К тому времени в Ижевске обо мне пошел слух как о стихотворце-вундеркинде с первого курса Ижевского механического института. И когда на литобъединении «Радуга» при местной молодежке состоялось обсуждение моих стихов, туда пришел и Валерка с еще двумя студентами-филологами из УдГУ.
А пришли они меня «дезавуировать и обезличить» (тут еще сыграла роль принадлежность к двум разным вузам). Настроены были почти агрессивно. Но как-то ничего у них не получилось. И после обсуждения мы с Валеркой разговорились, а вскоре и подружились (как известно, еще чаще дружба начинается с вульгарной драки – а тут она была все же интеллектуально-эстетической). Наша дружба продолжалась до самого его нелепого ухода…
Что она в себя вместила за эти немало лет?
Много чего. И совместные азартные игры в футбол и хоккей (иногда ночью даже на трамвайных путях в центре города). И хождения босиком по ижевским лужам и ручьям с дальнейшим купанием в пруду. И конечно, бесконечные разговоры и чтения друг друга с последующим нелицеприятным обсуждением (кстати, стихи Болтышев слышал замечательно).
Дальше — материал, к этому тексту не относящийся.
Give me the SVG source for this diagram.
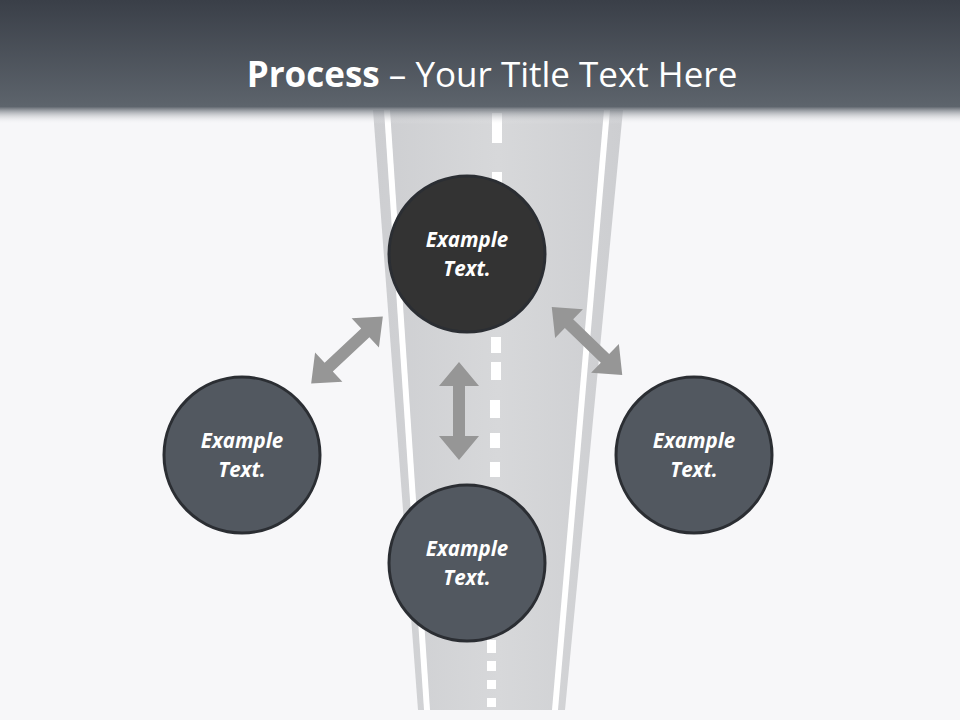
<svg xmlns="http://www.w3.org/2000/svg" width="960" height="720" viewBox="0 0 960 720">
<defs>
<linearGradient id="hdr" x1="0" y1="0" x2="0" y2="1">
<stop offset="0" stop-color="#3a3f48"/><stop offset="0.86" stop-color="#5d646c"/><stop offset="1" stop-color="#f7f7f9" stop-opacity="0"/>
</linearGradient>
<linearGradient id="road" x1="0" y1="0" x2="1" y2="0">
<stop offset="0" stop-color="#cdced1"/><stop offset="0.5" stop-color="#d7d8da"/><stop offset="1" stop-color="#cdced1"/>
</linearGradient>
<polygon id="arr" points="-49,0 -25,-20 -25,-6 25,-6 25,-20 49,0 25,20 25,6 -25,6 -25,20"/>
</defs>
<style>
.c{stroke:#2b2e33;stroke-width:3}
.t{font-family:"Open Sans","DejaVu Sans",sans-serif;font-size:20.5px;font-weight:bold;font-style:italic;fill:#fff;text-anchor:middle}
.a{fill:#969696}
.w{fill:#fff}
</style>
<rect width="960" height="720" fill="#f7f7f9"/>
<g id="road-group">
<polygon points="373,110 623,110 565,710 418,710" fill="url(#road)"/>
<polygon class="w" points="384,110 390,110 430,710 424,710"/>
<polygon class="w" points="604,110 610,110 558,710 552,710"/>
<g class="w">
<rect x="492" y="113" width="10" height="30"/>
<rect x="492" y="172" width="10" height="28"/>
<rect x="491" y="337" width="10" height="16"/>
<rect x="491" y="362" width="10" height="18"/>
<rect x="490" y="400" width="10" height="18"/>
<rect x="490" y="433" width="10" height="15"/>
<rect x="490" y="462" width="10" height="15"/>
<rect x="487" y="640" width="9" height="13"/>
<rect x="487" y="661" width="9" height="10"/>
<rect x="487" y="680" width="9" height="9"/>
<rect x="487" y="698" width="9" height="9"/>
</g>
</g>
<rect width="960" height="124" fill="url(#hdr)"/>
<text x="492" y="87" font-family="'Open Sans','DejaVu Sans',sans-serif" font-size="35" fill="#fff" text-anchor="middle"><tspan font-weight="bold">Process</tspan> – Your Title Text Here</text>
<g id="connectors" class="a">
<use href="#arr" transform="translate(459,411) rotate(90)"/>
<use href="#arr" transform="translate(347,350) rotate(-43)"/>
<use href="#arr" transform="translate(587,341) rotate(44)"/>
</g>
<g id="n-top"><circle class="c" cx="467" cy="254" r="78" fill="#333333"/><text class="t" x="467" y="247">Example</text><text class="t" x="467" y="276">Text.</text></g>
<g id="n-left"><circle class="c" cx="242" cy="455" r="78" fill="#525860"/><text class="t" x="242" y="448">Example</text><text class="t" x="242" y="477">Text.</text></g>
<g id="n-right"><circle class="c" cx="694" cy="455" r="78" fill="#525860"/><text class="t" x="694" y="448">Example</text><text class="t" x="694" y="477">Text.</text></g>
<g id="n-bottom"><circle class="c" cx="467" cy="563" r="78" fill="#525860"/><text class="t" x="467" y="556">Example</text><text class="t" x="467" y="585">Text.</text></g>
</svg>
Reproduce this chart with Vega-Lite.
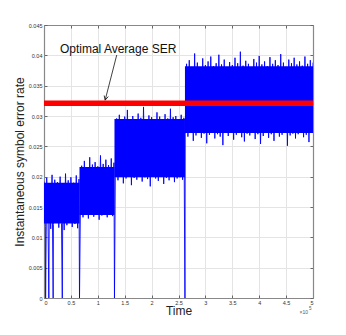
{
 "$schema": "https://vega.github.io/schema/vega-lite/v6.json",
 "width": 269, "height": 273,
 "autosize": "none",
 "padding": {"left": 44, "top": 25, "right": 33, "bottom": 37},
 "background": "white",
 "config": {"font": "Liberation Sans", "view": {"stroke": null}},
 "resolve": {"axis": {"x": "independent", "y": "independent"}},
 "layer": [
  {
   "data": {"values": [
    {"a": 0, "b": 66000, "lo": 0.0123, "hi": 0.0190},
    {"a": 66000, "b": 131000, "lo": 0.0137, "hi": 0.0216},
    {"a": 131000, "b": 262000, "lo": 0.0199, "hi": 0.0295},
    {"a": 262000, "b": 500000, "lo": 0.0272, "hi": 0.0382}
   ]},
   "mark": {"type": "rect", "color": "#0000ff"},
   "encoding": {
    "x": {"field": "a", "type": "quantitative",
     "scale": {"domain": [0, 500000], "nice": false, "zero": false},
     "axis": {"orient": "bottom", "values": [0,50000,100000,150000,200000,250000,300000,350000,400000,450000,500000],
      "labelExpr": "'' + (datum.value / 100000)", "grid": true, "gridColor": "#e4e4e4", "gridWidth": 1,
      "tickSize": -3, "tickColor": "#666", "domainColor": "#888", "domainWidth": 1.2, "labelPadding": 5,
      "labelFontSize": 5.5, "labelColor": "#333", "labelFont": "Liberation Sans",
      "title": "Time", "titleFontSize": 12, "titleFontWeight": "normal", "titleColor": "#222", "titlePadding": 0, "titleFont": "Liberation Sans"}},
    "x2": {"field": "b"},
    "y": {"field": "lo", "type": "quantitative",
     "scale": {"domain": [0, 0.045], "nice": false},
     "axis": {"orient": "left", "values": [0,0.005,0.01,0.015,0.02,0.025,0.03,0.035,0.04,0.045], "format": "~g",
      "grid": true, "gridColor": "#e4e4e4", "gridWidth": 1,
      "tickSize": -3, "tickColor": "#666", "domainColor": "#888", "domainWidth": 1.2, "labelPadding": 5,
      "labelFontSize": 5.5, "labelColor": "#333", "labelFont": "Liberation Sans",
      "title": "Instantaneous symbol error rate", "titleFontSize": 12, "titleFontWeight": "normal", "titleColor": "#222", "titlePadding": 2, "titleFont": "Liberation Sans"}},
    "y2": {"field": "hi"}
   }
  },
  {
   "data": {"values": [
    {"t":0,"v":0.0192},{"t":2500,"v":0.0118},{"t":3000,"v":0},{"t":5000,"v":0.0198},{"t":7500,"v":0.0125},{"t":9000,"v":0},{"t":10000,"v":0.0189},{"t":12500,"v":0.0114},{"t":15000,"v":0.0203},{"t":17000,"v":0},{"t":17500,"v":0.0121},{"t":20000,"v":0.0195},{"t":22500,"v":0.0128},{"t":25000,"v":0.0191},{"t":27500,"v":0.0116},{"t":30000,"v":0.0200},{"t":32500,"v":0.0123},{"t":34000,"v":0},{"t":35000,"v":0.0187},{"t":37500,"v":0.0112},{"t":40000,"v":0.0205},{"t":42500,"v":0.0120},{"t":45000,"v":0.0194},{"t":47500,"v":0.0126},{"t":50000,"v":0.0199},{"t":52500,"v":0.0117},{"t":55000,"v":0.0190},{"t":57500,"v":0.0122},{"t":60000,"v":0.0202},{"t":62500,"v":0.0115},{"t":65000,"v":0.0196},{"t":66000,"v":0},
    {"t":67500,"v":0.0137},{"t":70000,"v":0.0218},{"t":72500,"v":0.0133},{"t":75000,"v":0.0226},{"t":77500,"v":0.0140},{"t":80000,"v":0.0214},{"t":82500,"v":0.0131},{"t":85000,"v":0.0232},{"t":87500,"v":0.0138},{"t":90000,"v":0.0220},{"t":92500,"v":0.0134},{"t":95000,"v":0.0224},{"t":97500,"v":0.0142},{"t":100000,"v":0.0217},{"t":102500,"v":0.0129},{"t":105000,"v":0.0235},{"t":107500,"v":0.0136},{"t":110000,"v":0.0221},{"t":112500,"v":0.0139},{"t":115000,"v":0.0228},{"t":117500,"v":0.0133},{"t":120000,"v":0.0219},{"t":122500,"v":0.0141},{"t":125000,"v":0.0230},{"t":127500,"v":0.0135},{"t":130000,"v":0.0223},{"t":131000,"v":0},
    {"t":132500,"v":0.0199},{"t":135000,"v":0.0296},{"t":137500,"v":0.0194},{"t":140000,"v":0.0302},{"t":142500,"v":0.0201},{"t":145000,"v":0.0293},{"t":147500,"v":0.0189},{"t":150000,"v":0.0299},{"t":152500,"v":0.0197},{"t":155000,"v":0.0310},{"t":157500,"v":0.0203},{"t":160000,"v":0.0295},{"t":162500,"v":0.0186},{"t":165000,"v":0.0300},{"t":167500,"v":0.0198},{"t":170000,"v":0.0291},{"t":172500,"v":0.0195},{"t":175000,"v":0.0304},{"t":177500,"v":0.0200},{"t":180000,"v":0.0297},{"t":182500,"v":0.0192},{"t":185000,"v":0.0315},{"t":187500,"v":0.0199},{"t":190000,"v":0.0294},{"t":192500,"v":0.0196},{"t":195000,"v":0.0301},{"t":197500,"v":0.0184},{"t":200000,"v":0.0298},{"t":202500,"v":0.0202},{"t":205000,"v":0.0292},{"t":207500,"v":0.0197},{"t":210000,"v":0.0306},{"t":212500,"v":0.0193},{"t":215000,"v":0.0299},{"t":217500,"v":0.0200},{"t":220000,"v":0.0295},{"t":222500,"v":0.0188},{"t":225000,"v":0.0303},{"t":227500,"v":0.0198},{"t":230000,"v":0.0296},{"t":232500,"v":0.0194},{"t":235000,"v":0.0312},{"t":237500,"v":0.0201},{"t":240000,"v":0.0298},{"t":242500,"v":0.0191},{"t":245000,"v":0.0300},{"t":247500,"v":0.0197},{"t":250000,"v":0.0293},{"t":252500,"v":0.0199},{"t":255000,"v":0.0302},{"t":257500,"v":0.0195},{"t":260000,"v":0.0297},{"t":262000,"v":0},
    {"t":262500,"v":0.0270},{"t":265000,"v":0.0386},{"t":267500,"v":0.0266},{"t":270000,"v":0.0392},{"t":272500,"v":0.0273},{"t":275000,"v":0.0381},{"t":277500,"v":0.0259},{"t":280000,"v":0.0403},{"t":282500,"v":0.0268},{"t":285000,"v":0.0388},{"t":287500,"v":0.0275},{"t":290000,"v":0.0379},{"t":292500,"v":0.0264},{"t":295000,"v":0.0395},{"t":297500,"v":0.0271},{"t":300000,"v":0.0384},{"t":302500,"v":0.0255},{"t":305000,"v":0.0390},{"t":307500,"v":0.0269},{"t":310000,"v":0.0398},{"t":312500,"v":0.0274},{"t":315000,"v":0.0382},{"t":317500,"v":0.0263},{"t":320000,"v":0.0387},{"t":322500,"v":0.0270},{"t":325000,"v":0.0401},{"t":327500,"v":0.0266},{"t":330000,"v":0.0385},{"t":332500,"v":0.0252},{"t":335000,"v":0.0393},{"t":337500,"v":0.0272},{"t":340000,"v":0.0380},{"t":342500,"v":0.0267},{"t":345000,"v":0.0389},{"t":347500,"v":0.0276},{"t":350000,"v":0.0384},{"t":352500,"v":0.0261},{"t":355000,"v":0.0396},{"t":357500,"v":0.0269},{"t":360000,"v":0.0387},{"t":362500,"v":0.0273},{"t":365000,"v":0.0406},{"t":367500,"v":0.0265},{"t":370000,"v":0.0383},{"t":372500,"v":0.0258},{"t":375000,"v":0.0391},{"t":377500,"v":0.0271},{"t":380000,"v":0.0386},{"t":382500,"v":0.0268},{"t":385000,"v":0.0379},{"t":387500,"v":0.0275},{"t":390000,"v":0.0394},{"t":392500,"v":0.0262},{"t":395000,"v":0.0388},{"t":397500,"v":0.0270},{"t":400000,"v":0.0399},{"t":402500,"v":0.0254},{"t":405000,"v":0.0385},{"t":407500,"v":0.0267},{"t":410000,"v":0.0390},{"t":412500,"v":0.0273},{"t":415000,"v":0.0382},{"t":417500,"v":0.0264},{"t":420000,"v":0.0397},{"t":422500,"v":0.0270},{"t":425000,"v":0.0386},{"t":427500,"v":0.0259},{"t":430000,"v":0.0392},{"t":432500,"v":0.0272},{"t":435000,"v":0.0384},{"t":437500,"v":0.0266},{"t":440000,"v":0.0402},{"t":442500,"v":0.0269},{"t":445000,"v":0.0388},{"t":447500,"v":0.0274},{"t":450000,"v":0.0381},{"t":452500,"v":0.0251},{"t":455000,"v":0.0393},{"t":457500,"v":0.0268},{"t":460000,"v":0.0387},{"t":462500,"v":0.0271},{"t":465000,"v":0.0396},{"t":467500,"v":0.0263},{"t":470000,"v":0.0385},{"t":472500,"v":0.0270},{"t":475000,"v":0.0390},{"t":477500,"v":0.0275},{"t":480000,"v":0.0383},{"t":482500,"v":0.0265},{"t":485000,"v":0.0398},{"t":487500,"v":0.0269},{"t":490000,"v":0.0386},{"t":492500,"v":0.0257},{"t":495000,"v":0.0392},{"t":497500,"v":0.0272},{"t":500000,"v":0.0388}
   ]},
   "mark": {"type": "line", "color": "#0000ff", "strokeWidth": 0.9, "clip": true},
   "encoding": {
    "x": {"field": "t", "type": "quantitative", "sort": null, "axis": null},
    "y": {"field": "v", "type": "quantitative", "axis": null}
   }
  },
  {
   "data": {"values": [{"v": 0.0321, "t0": 0, "t1": 500000}]},
   "mark": {"type": "rule", "color": "#ff0000", "strokeWidth": 5.5},
   "encoding": {
    "x": {"field": "t0", "type": "quantitative",
     "axis": {"orient": "top", "values": [0,50000,100000,150000,200000,250000,300000,350000,400000,450000,500000], "labels": false, "grid": false, "title": null, "tickSize": -3, "tickColor": "#666", "domainColor": "#888", "domainWidth": 1.2}},
    "x2": {"field": "t1"},
    "y": {"field": "v", "type": "quantitative",
     "axis": {"orient": "right", "values": [0,0.005,0.01,0.015,0.02,0.025,0.03,0.035,0.04,0.045], "labels": false, "grid": false, "title": null, "tickSize": -3, "tickColor": "#666", "domainColor": "#888", "domainWidth": 1.2}}
   }
  },
  {
   "data": {"values": [{"t": 135200, "v": 0.04005, "t2": 113700, "v2": 0.03262}]},
   "mark": {"type": "rule", "color": "#111", "strokeWidth": 0.8},
   "encoding": {
    "x": {"field": "t", "type": "quantitative", "axis": null},
    "y": {"field": "v", "type": "quantitative", "axis": null},
    "x2": {"field": "t2"}, "y2": {"field": "v2"}
   }
  },
  {
   "data": {"values": [{"t2": 113700, "v2": 0.03262}]},
   "mark": {"type": "point", "shape": "M -0.5 1 L 0 0 L 0.5 1", "filled": false, "stroke": "#111", "strokeWidth": 0.8, "size": 70, "angle": 194.5, "opacity": 1},
   "encoding": {
    "x": {"field": "t2", "type": "quantitative", "axis": null},
    "y": {"field": "v2", "type": "quantitative", "axis": null}
   }
  },
  {
   "data": {"values": [{"label": "Optimal Average SER", "t": 137800, "v": 0.041}]},
   "mark": {"type": "text", "fontSize": 12, "color": "#111", "align": "center", "baseline": "middle", "font": "Liberation Sans"},
   "encoding": {
    "x": {"field": "t", "type": "quantitative", "axis": null},
    "y": {"field": "v", "type": "quantitative", "axis": null},
    "text": {"field": "label"}
   }
  },
  {
   "data": {"values": [{"s": "×10", "t": 500000, "v": 0}]},
   "mark": {"type": "text", "fontSize": 5, "color": "#555", "align": "right", "baseline": "middle", "dx": -5, "dy": 13.5, "font": "Liberation Sans"},
   "encoding": {
    "x": {"field": "t", "type": "quantitative", "axis": null},
    "y": {"field": "v", "type": "quantitative", "axis": null},
    "text": {"field": "s"}
   }
  },
  {
   "data": {"values": [{"s": "5", "t": 500000, "v": 0}]},
   "mark": {"type": "text", "fontSize": 4.5, "color": "#555", "align": "left", "baseline": "middle", "dx": -4, "dy": 11, "font": "Liberation Sans"},
   "encoding": {
    "x": {"field": "t", "type": "quantitative", "axis": null},
    "y": {"field": "v", "type": "quantitative", "axis": null},
    "text": {"field": "s"}
   }
  }
 ]
}
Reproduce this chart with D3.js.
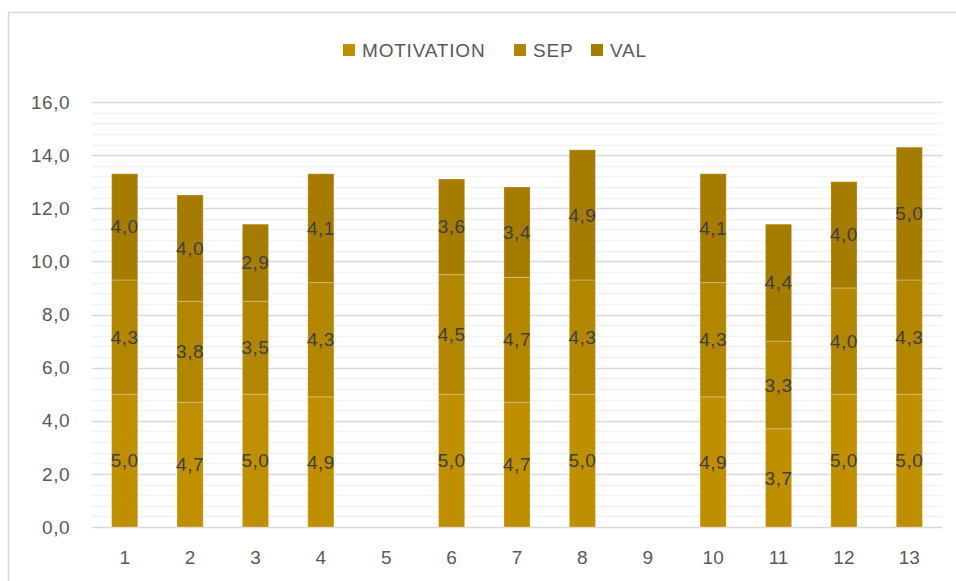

А однажды Валерка полез за меня драться. Собственно, начал-то драку, виноват, как раз я, но с продолжением у меня получилось как-то совсем не очень. Но Валерка (не ради справедливости, а за друга) это дело достойно завершил. Дрался он, а также стрелял, рыбачил и пел значительно лучше меня.
Но это все ижевский период. А потом я переехал в Москву, и Валерка стал туда наезжать (как и я – в Ижевск). Дружба не прервалась, не стала виртуальной.
Я познакомил Валерку с замечательным старым писателем Александром Михайловичем Борщаговским
Борщаговский более всего известен как первый «космополит» – театральный критик и автор повести «Три тополя на Палихе», по которой потом сняли знаменитый фильм «Три тополя на Плющихе».
Александр Михайлович сразу очень высоко оценил Валеркин прозаический дар и стал его пропагандировать, благодаря чему у Валерки вышли рассказ в «Новом мире» и книга в Москве (в «Молодой гвардии»). Оказавшаяся единственной московской. Вышло бы и больше. Но, во-первых, писатель Болтышев был крайне несуетлив, требователен к себе и самокритичен, а во-вторых… Потом времена изменились, и в потоке возвращаемой литературы не то чтобы не хотелось затеряться, а скорее – не хотелось ему мешать. Валеркина легендарная деликатность доходила даже до таких степеней!